I was trying to do something like this
#!/bin/ksh
for each in "$(awk '{ print $1 }' flat_file)"; do
cd "$each";
if [ "ls -l | wc -l >= 500" ]; then
rm `ls -t | awk 'NR>500'`
else
:
fi
done
However from what I've read I cannot cd from within my script with the for loop like I was trying to do and that you can do it from within a function, at which point I basically just made a function and copied that code into it, and it of course didn't work (not too familiar with shell scripting). Something similar to Python's OS module where I could just use os.listdir() and pass in the directory names would be perfect, however I have yet to be able to figure out an easy way to do this.
Upvotes: 2
Views: 1089
Reputation: 37288
OK, you're on the right track, but you'll confuse the csh
programmers that look at your code with for each
. Why not
for dir in $( awk '{ print $1 }' flat_file ) ; do
cd "$dir"
if (( $(ls -l | wc -l) >= 500 )); then
rm $( ls -t | awk 'NR>500' )
fi
cd -
done
Lots of little things in your original code. Why use backticks sometimes, when you are using the preferred form of cmd-sub $( cmd )
other times.
Enclosing your "$(awk '{print $1}' file)"
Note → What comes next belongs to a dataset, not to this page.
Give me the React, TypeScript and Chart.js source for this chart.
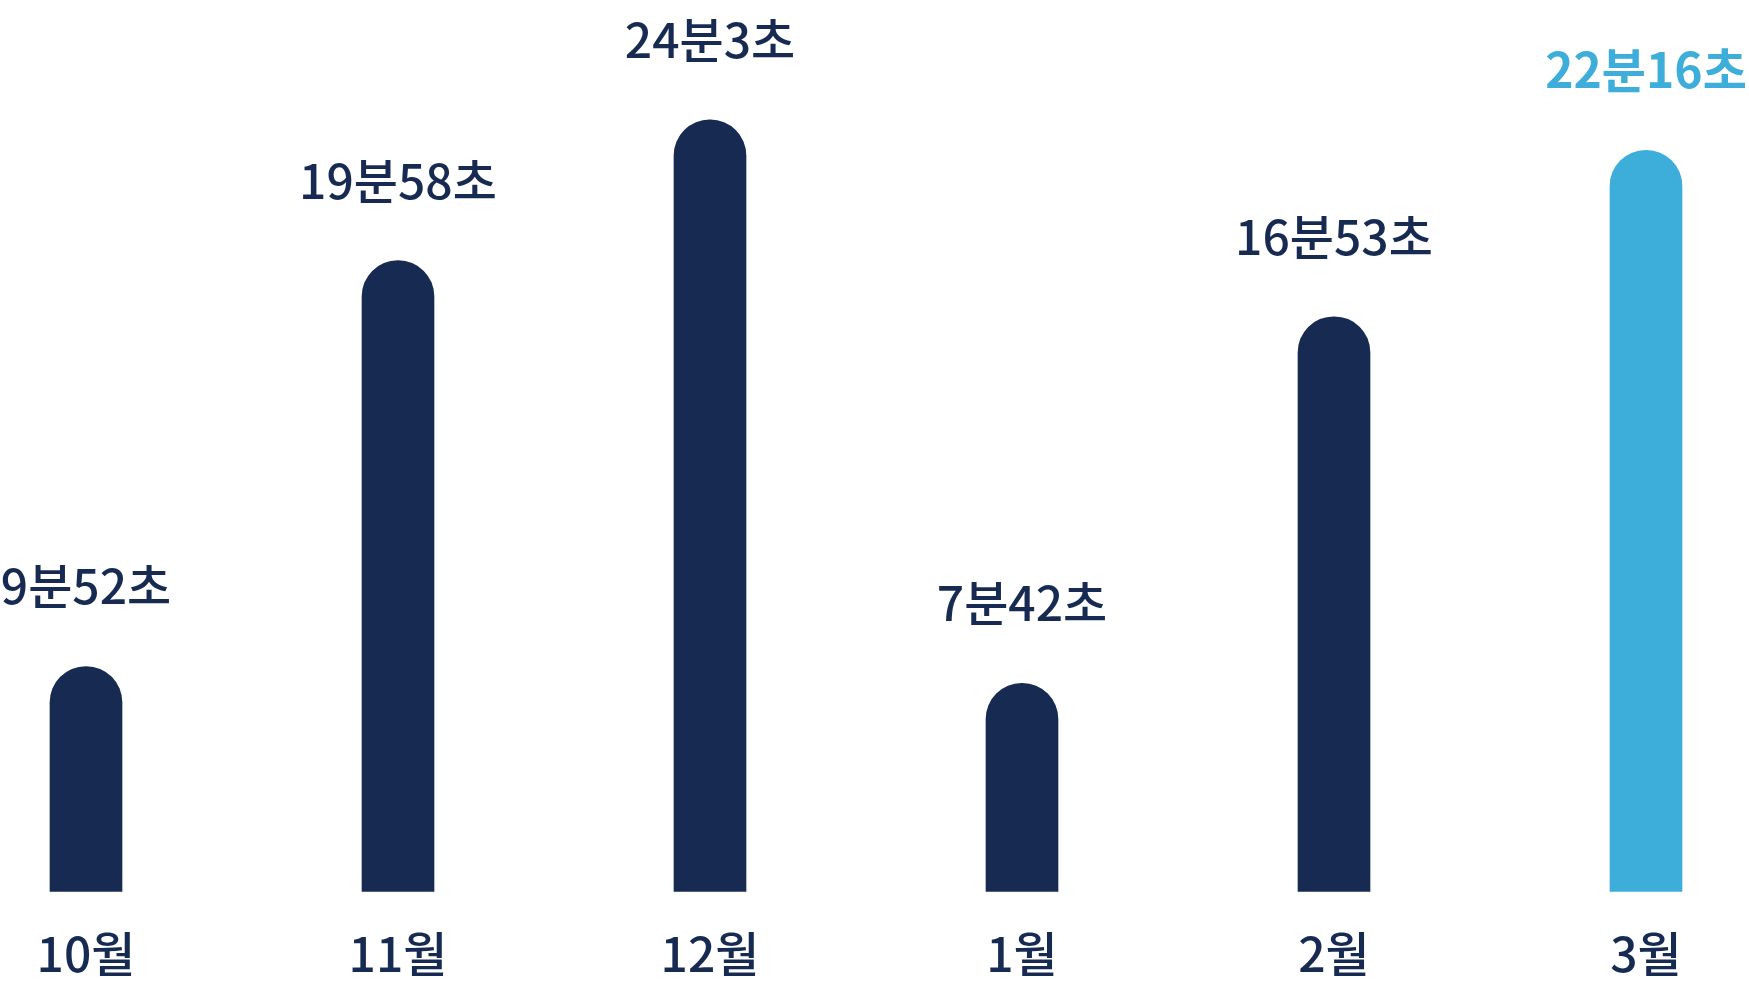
import React, { useEffect, useRef } from "react";
import { Chart, registerables } from "chart.js";

Chart.register(...registerables);

// Categories (months)
const months = ["10월", "11월", "12월", "1월", "2월", "3월"];
// Average duration shown above each bar
const durationLabels = ["9분52초", "19분58초", "24분3초", "7분42초", "16분53초", "22분16초"];
// Bar heights (relative units, 0–100 scale)
const barHeights = [28.1, 78.8, 96.4, 26.0, 71.8, 92.6];
// Highlighted (current) month
const highlightIndex = 5;

const NAVY = "#172B52";
const BLUE = "#3DADDA";
const FONT = '"Noto Sans CJK KR", "Noto Sans", sans-serif';

const valueLabelPlugin = {
  id: "valueLabels",
  afterDatasetsDraw(chart: any) {
    const meta = chart.getDatasetMeta(0);
    const ctx = chart.ctx;
    ctx.save();
    ctx.textAlign = "center";
    ctx.textBaseline = "alphabetic";
    meta.data.forEach((bar: any, i: number) => {
      const hi = i === highlightIndex;
      ctx.font = `${hi ? 700 : 500} 48px ${FONT}`;
      ctx.fillStyle = hi ? BLUE : NAVY;
      ctx.fillText(durationLabels[i], bar.x, bar.y - 62);
    });
    ctx.restore();
  },
};

export default function App() {
  const canvasRef = useRef<HTMLCanvasElement | null>(null);

  useEffect(() => {
    if (!canvasRef.current) return;
    const chart = new Chart(canvasRef.current, {
      type: "bar",
      data: {
        labels: months,
        datasets: [
          {
            data: barHeights,
            backgroundColor: months.map((_, i) => (i === highlightIndex ? BLUE : NAVY)),
            borderWidth: 0,
            barThickness: 72,
            borderRadius: { topLeft: 36, topRight: 36, bottomLeft: 0, bottomRight: 0 },
            borderSkipped: false,
            clip: false as any,
          },
        ],
      },
      options: {
        animation: false,
        responsive: true,
        maintainAspectRatio: false,
        layout: { padding: { left: 86, right: 103, top: 91, bottom: 0 } },
        plugins: {
          legend: { display: false },
          tooltip: { enabled: false },
        },
        scales: {
          x: {
            offset: false,
            grid: { display: false, drawTicks: false },
            border: { display: false },
            ticks: {
              color: NAVY,
              padding: 34,
              font: { family: FONT, size: 48, weight: 500 as any },
              maxRotation: 0,
              autoSkip: false,
            },
          },
          y: {
            display: false,
            min: 0,
            max: 100,
          },
        },
      },
      plugins: [valueLabelPlugin],
    });
    return () => chart.destroy();
  }, []);

  return (
    <div
      style={{
        position: "absolute",
        left: 0,
        top: 0,
        width: 1749,
        height: 987,
        overflow: "hidden",
        background: "#ffffff",
      }}
    >
      <div style={{ position: "relative", width: 1749, height: 1017 }}>
        <canvas ref={canvasRef} />
      </div>
    </div>
  );
}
in dbl-quotes will turn the complete output of the cmd-substition into 1 long string, it won't find a dir named "dir1 dir2 dir3 .... dirn", right?
You don't need a null (:
) else
. You can just eliminate that block of code.
ksh
supports math operations inside (( .... ))
pairs (just like bash).
cd -
will take you back to the previous directory.
Learn to use the shell debug/trace, set -vx
. it will show you first, what it going to be executed (sometimes a very large loop structure) and then it will show each line that does get executed, preceded with +
and where variables have been converted into their values. You might also want to use export PS4='$LINENO >'
so debugging will show current lineNo that is being executed.